Index entries were not always alphabetized by considering every letter in a word from beginning to end, as people are wont to do today. Most early indexes were arranged only by the first letter of the first word, the rest being left in no particular order at all. Gradually, alphabetization advanced to an arrangement by the first syllable, that is, the first two or three letters, the rest of an entry still being left unordered. Only very few indexes compiled in the 16th and early 17th centuries had fully alphabetized entries, but by the 18th century full alphabetization became the rule… (p. 136)

(For more information on the subject of indexes, please see Professor Wellisch’s Indexing from A to Z, which contains an account of an indexer being punished by having his ears lopped off, a history of narrative indexing, an essay on the zen of indexing, and much more. Please, if you quote from this page, CREDIT THE AUTHOR. Thanks.)
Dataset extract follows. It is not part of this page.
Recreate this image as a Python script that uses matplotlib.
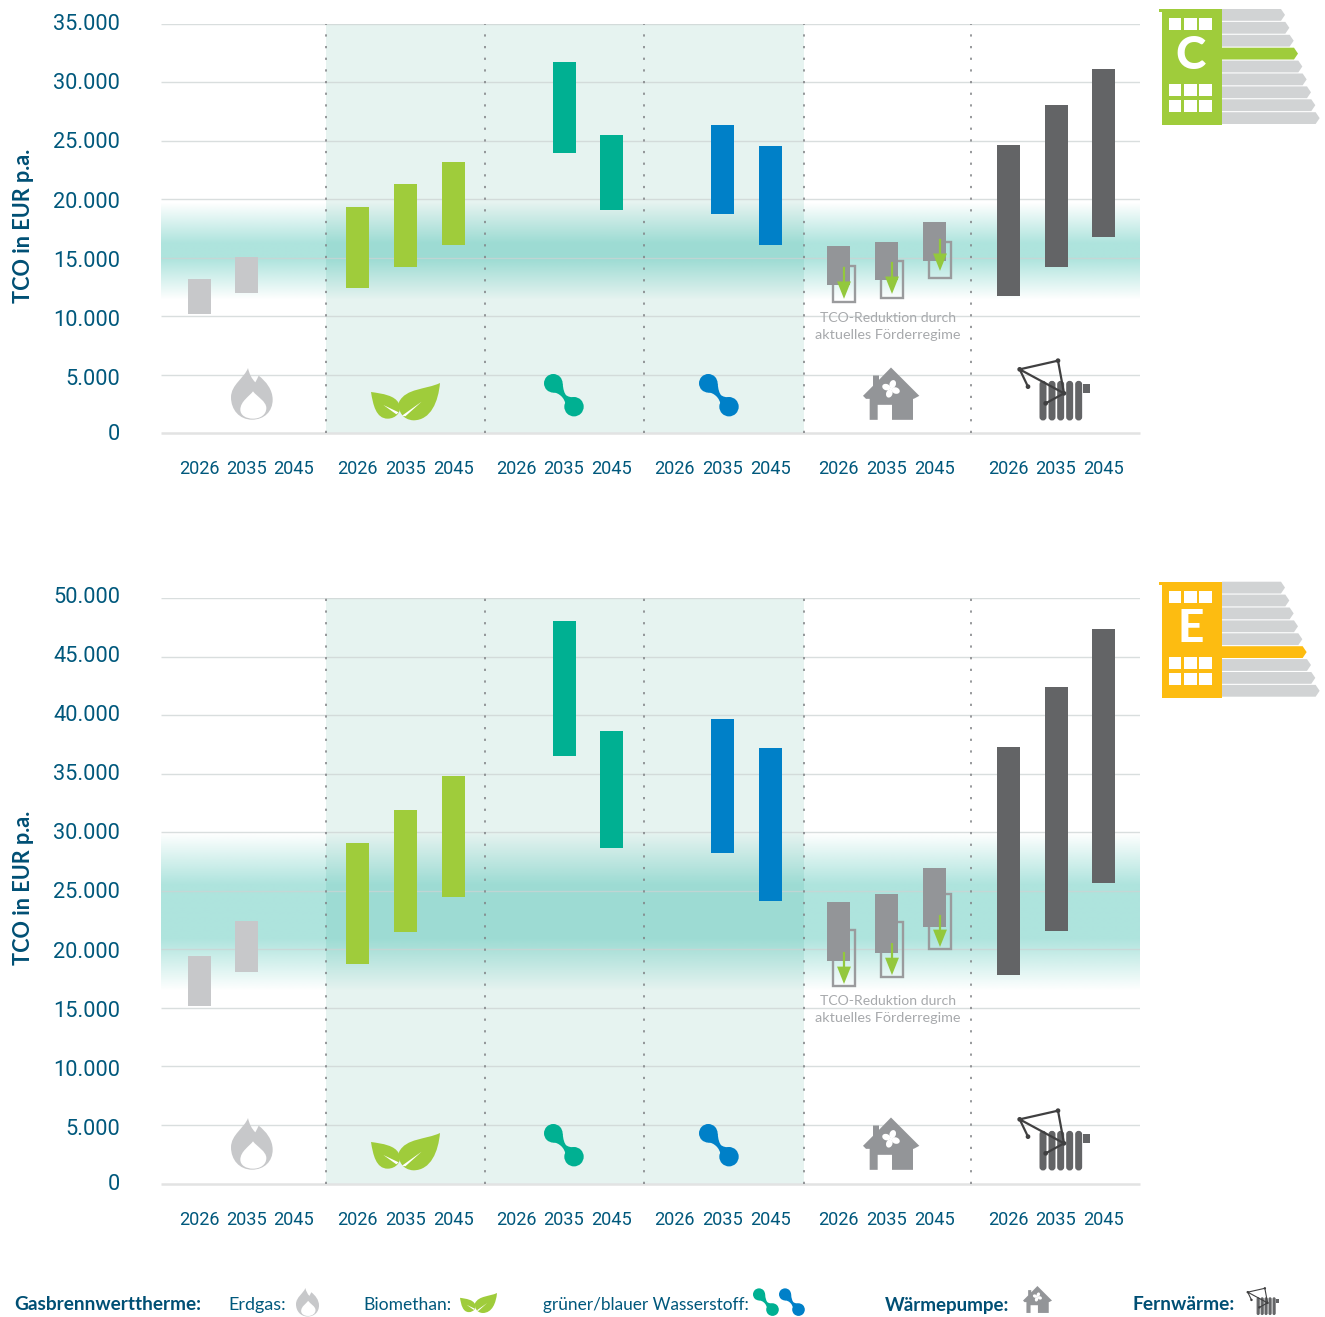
import numpy as np
import matplotlib
matplotlib.use("Agg")
import matplotlib.pyplot as plt
from matplotlib.path import Path
from matplotlib.patches import PathPatch, Rectangle, Circle, Ellipse, FancyBboxPatch, Polygon
from matplotlib.transforms import ScaledTranslation

W, H = 1325, 1317
nan = float("nan")

years = ["2026", "2035", "2045"]
group_names = ["Erdgas", "Biomethan", "Gruener H2", "Blauer H2", "Waermepumpe", "Fernwaerme"]
group_centers = [246.5, 405.5, 564, 722.5, 886.5, 1056]
group_steps = [47, 48, 47.5, 48, 48, 47.5]
separators = [326, 485, 643.5, 804, 971]

# Scenario C
c_low = [[10200, 12000, nan], [12430, 14230, 16100], [nan, 23980, 19100],
         [nan, 18760, 16100], [12690, 13110, 14740], [11740, 14230, 16790]]
c_high = [[13200, 15080, nan], [19360, 21330, 23200], [nan, 31760, 25520],
          [nan, 26370, 24570], [16020, 16360, 18070], [24660, 28080, 31160]]
c_red_low = [11230, 11570, 13280]
c_red_high = [14310, 14740, 16400]
c_arrow_tip = [11500, 11920, 13890]
c_band = [11400, 19700]
c_ticks = [0, 5000, 10000, 15000, 20000, 25000, 30000, 35000]

# Scenario E
e_low = [[15160, 18060, nan], [18750, 21480, 24470], [nan, 36510, 28650],
         [nan, 28220, 24130], [19000, 19690, 21900], [17810, 21560, 25660]]
e_high = [[19430, 22420, nan], [29080, 31900, 34800], [nan, 48040, 38640],
          [nan, 39670, 37190], [24040, 24720, 26940], [37280, 42400, 47350]]
e_red_low = [16870, 17640, 20030]
e_red_high = [21650, 22330, 24720]
e_arrow_tip = [17040, 17800, 20200]
e_band = [16400, 29950]
e_ticks = [0, 5000, 10000, 15000, 20000, 25000, 30000, 35000, 40000, 45000, 50000]

C_GAS = "#c7c8ca"; C_BIO = "#9fcc3b"; C_GH2 = "#00b092"; C_BH2 = "#0080c8"
C_WP = "#939598"; C_FW = "#636466"; C_FW_LINE = "#404041"
group_colors = [C_GAS, C_BIO, C_GH2, C_BH2, C_WP, C_FW]
C_TXT = "#00587c"; C_BOLD = "#004f74"; C_ARROW = "#93c83d"; C_NOTE = "#a7a9ac"
C_LABEL = "#d1d3d4"; C_YEL = "#fdbc11"; C_PANEL = "#e6f3f0"

ROB = ["Roboto", "DejaVu Sans"]
LATO = ["Lato", "DejaVu Sans"]
plt.rcParams["font.family"] = ROB

fig = plt.figure(figsize=(W / 100, H / 100), dpi=100, facecolor="white")
renderer = fig.canvas.get_renderer()


def fit(t, target_px):
    """Scale a text's font size so that its long side measures target_px."""
    bb = t.get_window_extent(renderer)
    t.set_fontsize(t.get_fontsize() * target_px / max(bb.width, bb.height))
    return t


def chart(top_px, bottom_px, ticks, low, high, red_low, red_high, arrow_tip, band, ramp,
          ylab_y, label_top, label_step, label_zero):
    ax = fig.add_axes([161 / W, 1 - bottom_px / H, 979 / W, (bottom_px - top_px) / H])
    for s in ax.spines.values():
        s.set_visible(False)
    ax.axvspan(separators[0], separators[3], color=C_PANEL, lw=0, zorder=0)
    # gradient band
    n = 300
    t = np.linspace(0, 1, n)
    edge = np.clip(np.minimum(t, 1 - t) / ramp, 0, 1)
    alpha = edge * 0.32
    img = np.zeros((n, 2, 4))
    img[..., 0] = 0.0; img[..., 1] = 170 / 255; img[..., 2] = 150 / 255
    img[..., 3] = alpha[:, None]
    ax.imshow(img, extent=[161, 1140, band[0], band[1]], origin="lower", aspect="auto",
              zorder=1, interpolation="bilinear")
    ax.set_xlim(161, 1140)
    ax.set_ylim(0, ticks[-1])
    for v in ticks[1:]:
        ax.axhline(v, color="#cdd3d3", alpha=0.75, lw=1.0, zorder=2, solid_capstyle="butt")
    ax.axhline(0, color="#e2e3e3", lw=1.8, zorder=2, clip_on=False, solid_capstyle="butt")
    for s in separators:
        ax.axvline(s, color="#808285", lw=1.15, ls=(0, (1.4, 5.9)), zorder=3)

    xs, labs = [], []
    for g, c in enumerate(group_centers):
        st = group_steps[g]
        xp = [c - st, c, c + st]
        xs += xp
        labs += years
        bottoms = np.array(low[g], float)
        tops = np.array(high[g], float)
        ax.bar(xp, tops - bottoms, bottom=bottoms, width=23, color=group_colors[g], lw=0, zorder=5)
        if g == 4:
            px_unit = ticks[-1] / (bottom_px - top_px)
            for i, x in enumerate(xp):
                ax.add_patch(Rectangle((x + 5.5 - 11, red_low[i]), 22, red_high[i] - red_low[i],
                                       fill=False, ec="#9a9b9d", lw=1.7, zorder=4))
                ax.annotate("", xy=(x + 5.5, arrow_tip[i]),
                            xytext=(x + 5.5, arrow_tip[i] + 32 * px_unit),
                            arrowprops=dict(width=1.6, headwidth=10, headlength=12.5, shrink=0,
                                            fc=C_ARROW, ec="none"), zorder=6)
    ax.set_xticks(xs, labs)
    ax.set_yticks(ticks, ["0" if v == 0 else f"{v:,}".replace(",", ".") for v in ticks])
    ax.tick_params(axis="x", length=0, pad=19.5, labelsize=13.1, labelcolor=C_TXT)
    ax.tick_params(axis="y", length=0, pad=29.5, labelsize=15.7, labelcolor=C_TXT)
    # the value labels sit on a slightly wider scale than the grid lines
    fig.canvas.draw()
    n_t = len(ticks)
    scale = (bottom_px - top_px) / ticks[-1]
    for i, (v, lab) in enumerate(zip(ticks, ax.get_yticklabels())):
        grid_px = bottom_px - v * scale
        want = label_zero if v == 0 else label_top + (n_t - 1 - i) * label_step
        dy = (grid_px - want) / 100
        lab.set_transform(lab.get_transform() + ScaledTranslation(0, dy, fig.dpi_scale_trans))
    ax.set_ylabel("TCO in EUR p.a.", color=C_BOLD, fontweight="bold", fontsize=15, family=LATO)
    fit(ax.yaxis.label, 154)
    ax.yaxis.set_label_coords((34 - 161) / 979, ylab_y)
    return ax


chart(24, 433.3, c_ticks, c_low, c_high, c_red_low, c_red_high, c_arrow_tip, c_band, 0.42,
      0.508, 22, 59.17, 432)
chart(598, 1183.5, e_ticks, e_low, e_high, e_red_low, e_red_high, e_arrow_tip, e_band, 0.33,
      0.505, 595, 59.1, 1182)

# overlay in pixel coordinates for pictograms and captions
ov = fig.add_axes([0, 0, 1, 1], facecolor="none")
ov.set_xlim(0, W)
ov.set_ylim(H, 0)
ov.axis("off")


def T(pts, ox, oy, s):
    return [(ox + x * s, oy + y * s) for x, y in pts]


def bez(pts, codes, ox, oy, s, color, z=8):
    ov.add_patch(PathPatch(Path(T(pts, ox, oy, s), codes), fc=color, ec="none", lw=0, zorder=z))


M, L, C4, CP = Path.MOVETO, Path.LINETO, Path.CURVE4, Path.CLOSEPOLY


def flame(x0, y0, s):
    pts = [(63, 155), (25, 155), (0, 125), (0, 88), (0, 50), (40, 30), (51, 0),
           (55, 18), (62, 32), (73, 43), (78, 35), (80, 28), (83, 23),
           (105, 40), (125, 65), (125, 95), (125, 130), (100, 155), (63, 155), (63, 155)]
    bez(pts, [M] + [C4] * 18 + [CP], x0, y0, s, C_GAS)
    inner = [(66, 70), (56, 84), (28, 100), (28, 125), (28, 142), (45, 152), (66, 152),
             (88, 152), (106, 140), (106, 120), (106, 100), (78, 86), (66, 70), (66, 70)]
    bez(inner, [M] + [C4] * 12 + [CP], x0, y0, s, "white", 9)


def leaf(x0, y0, s):
    big = [(207, 0), (165, 20), (105, 15), (84, 57), (80, 85), (95, 110), (127, 112),
           (180, 112), (202, 55), (207, 0), (207, 0)]
    bez(big, [M] + [C4] * 9 + [CP], x0, y0, s, C_BIO)
    small = [(0, 27), (35, 32), (72, 37), (84, 62), (95, 85), (75, 107), (50, 107),
             (15, 107), (6, 65), (0, 27), (0, 27)]
    bez(small, [M] + [C4] * 9 + [CP], x0, y0, s, C_BIO)
    ov.add_patch(Polygon(T([(93, 98), (152, 56), (103, 100)], x0, y0, s), fc="white", ec="none", zorder=9))
    ov.add_patch(Polygon(T([(83, 88), (37, 66), (76, 94)], x0, y0, s), fc="white", ec="none", zorder=9))


def blob(x0, y0, s, color):
    ov.add_patch(Circle((x0 + 9.3 * s, y0 + 8.3 * s), 9.3 * s, fc=color, ec="none", zorder=8))
    ov.add_patch(Circle((x0 + 30 * s, y0 + 31.7 * s), 9.7 * s, fc=color, ec="none", zorder=8))
    neck = [(18.7, 8.3), (19, 14), (20.5, 19), (22.5, 20.5), (25, 22), (28, 22.5), (31, 23),
            (22, 31.7), (21.5, 27), (19.5, 23), (17, 21), (15, 19), (12, 17.5), (8.7, 17.3),
            (8.7, 17.3)]
    bez(neck, [M, C4, C4, C4, C4, C4, C4, L, C4, C4, C4, C4, C4, C4, CP], x0, y0, s, color)


def house(x0, y0, s):
    pts = [(84, 0), (169, 85), (152, 94), (150, 94), (150, 157), (87, 157), (87, 112), (44, 112),
           (44, 157), (20, 157), (20, 94), (9, 94), (0, 85), (30, 55), (30, 24), (48, 24), (48, 37), (84, 0)]
    ov.add_patch(Polygon(T(pts, x0, y0, s), fc=C_WP, ec="none", zorder=8))
    cx, cy = x0 + 84 * s, y0 + 64 * s
    for ang in (20, 110, 200, 290):
        a = np.radians(ang)
        ov.add_patch(Ellipse((cx + 15 * s * np.cos(a), cy + 15 * s * np.sin(a)), 25 * s, 19 * s,
                             angle=ang, fc="white", ec="none", zorder=9))
    ov.add_patch(Circle((cx, cy), 5 * s, fc="white", ec="none", zorder=9))


def radiator(x0, y0, s):
    for cx in (75, 102, 128, 155, 182):
        ov.add_patch(FancyBboxPatch((x0 + (cx - 7) * s, y0 + 66 * s), 14 * s, 112 * s,
                                    boxstyle=f"round,pad=0,rounding_size={7 * s}",
                                    fc=C_FW, ec=C_FW, lw=2.5 * s * 2, zorder=8))
    ov.add_patch(Rectangle((x0 + 195 * s, y0 + 72 * s), 20 * s, 28 * s, fc=C_FW, ec="none", zorder=8))
    line = T([(30, 80), (5, 28), (120, 2), (138, 100), (5, 28)], x0, y0, s)
    ov.plot(*zip(*line), color=C_FW_LINE, lw=max(0.8, 4.8 * s), zorder=9, solid_joinstyle="miter")
    tail = T([(138, 100), (83, 130)], x0, y0, s)
    ov.plot(*zip(*tail), color=C_FW_LINE, lw=max(0.8, 4.8 * s), zorder=9)
    for p in [(30, 80), (5, 28), (120, 2), (138, 100), (83, 130)]:
        q = T([p], x0, y0, s)[0]
        ov.add_patch(Circle(q, 7 * s if s > 0.2 else 1.2, fc=C_FW_LINE, ec="none", zorder=9))


for dy in (0, 750):
    flame(231, 368 + dy, 1 / 3)
    leaf(371, 383 + dy, 1 / 3)
    blob(544, 375 + dy, 1, C_GH2)
    blob(699, 375 + dy, 1, C_BH2)
    house(863, 367.5 + dy, 1 / 3)
    radiator(1018, 360 + dy, 1 / 3)

# legend pictograms
flame(296, 1288, 23 / 125)
leaf(460, 1293, 37 / 207)
blob(753, 1289, 0.65, C_GH2)
blob(779, 1289, 0.65, C_BH2)
house(1023, 1286, 29 / 169)
radiator(1247, 1288, 32 / 215)


def energy_label(letter, active, color, y0):
    step = 12.9
    for i in range(9):
        y = y0 + i * step
        tip = 1285 + i * 4.33
        h = 11.8
        pts = [(1222, y), (tip - 4, y), (tip, y + h / 2), (tip - 4, y + h), (1222, y + h)]
        ov.add_patch(Polygon(pts, fc=color if i == active else C_LABEL, ec="none", zorder=7))
    ov.add_patch(Rectangle((1162, y0), 60, 116, fc=color, ec="none", zorder=8))
    ov.add_patch(Rectangle((1158.7, y0), 4, 3, fc=color, ec="none", zorder=8))
    for wy in (9, 75, 91):
        for wx in (1169, 1184.3, 1199.3):
            ov.add_patch(Rectangle((wx, y0 + wy), 12.2, 12, fc="white", ec="none", zorder=9))
    ov.text(1190.5, y0 + 47, letter, color="white", family=LATO, fontweight=900, fontsize=33,
            ha="center", va="center", zorder=10)


energy_label("C", 3, C_BIO, 9)
energy_label("E", 5, C_YEL, 581.7)

for y1, y2 in ((318, 335), (1001, 1018)):
    fit(ov.text(888, y1, "TCO-Reduktion durch", color=C_NOTE, family=LATO, fontsize=12,
                ha="center", va="center", zorder=10), 136)
    fit(ov.text(888, y2, "aktuelles Förderregime", color=C_NOTE, family=LATO, fontsize=12,
                ha="center", va="center", zorder=10), 145)

# bottom legend captions
LEG_Y = 1305
for x, s, w in [(14, "Gasbrennwerttherme:", 188), (885, "Wärmepumpe:", 125), (1133, "Fernwärme:", 103)]:
    fit(ov.text(x, LEG_Y, s, color=C_BOLD, family=LATO, fontweight="bold", fontsize=15,
                ha="left", va="center"), w)
for x, s, w in [(228, "Erdgas:", 58), (363, "Biomethan:", 88), (543, "grüner/blauer Wasserstoff:", 206)]:
    fit(ov.text(x, LEG_Y, s, color=C_TXT, family=LATO, fontsize=15, ha="left", va="center"), w)

fig.savefig("out.png", dpi=100, facecolor="white")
Indexes go way back beyond the 17th century. The Gerardes Herbal from the 1590s had several fascinating indexes according to Hilary Calvert. Barbara Cohen writes that the alphabetical listing in the earliest ones only went as far as the first letter of the entry… no one thought at first to index each entry in either letter-by-letter or word-by-word order. Maja-Lisa writes that Peter Heylyn’s 1652 Cosmographie in Four Bookes includes a series of tables at the end. They are alphabetical indexes and he prefaces them with “Short Tables may not seeme proportionalble to so long a Work, expecially in an Age wherein there are so many that pretend to learning, who study more the Index then they do the Book.”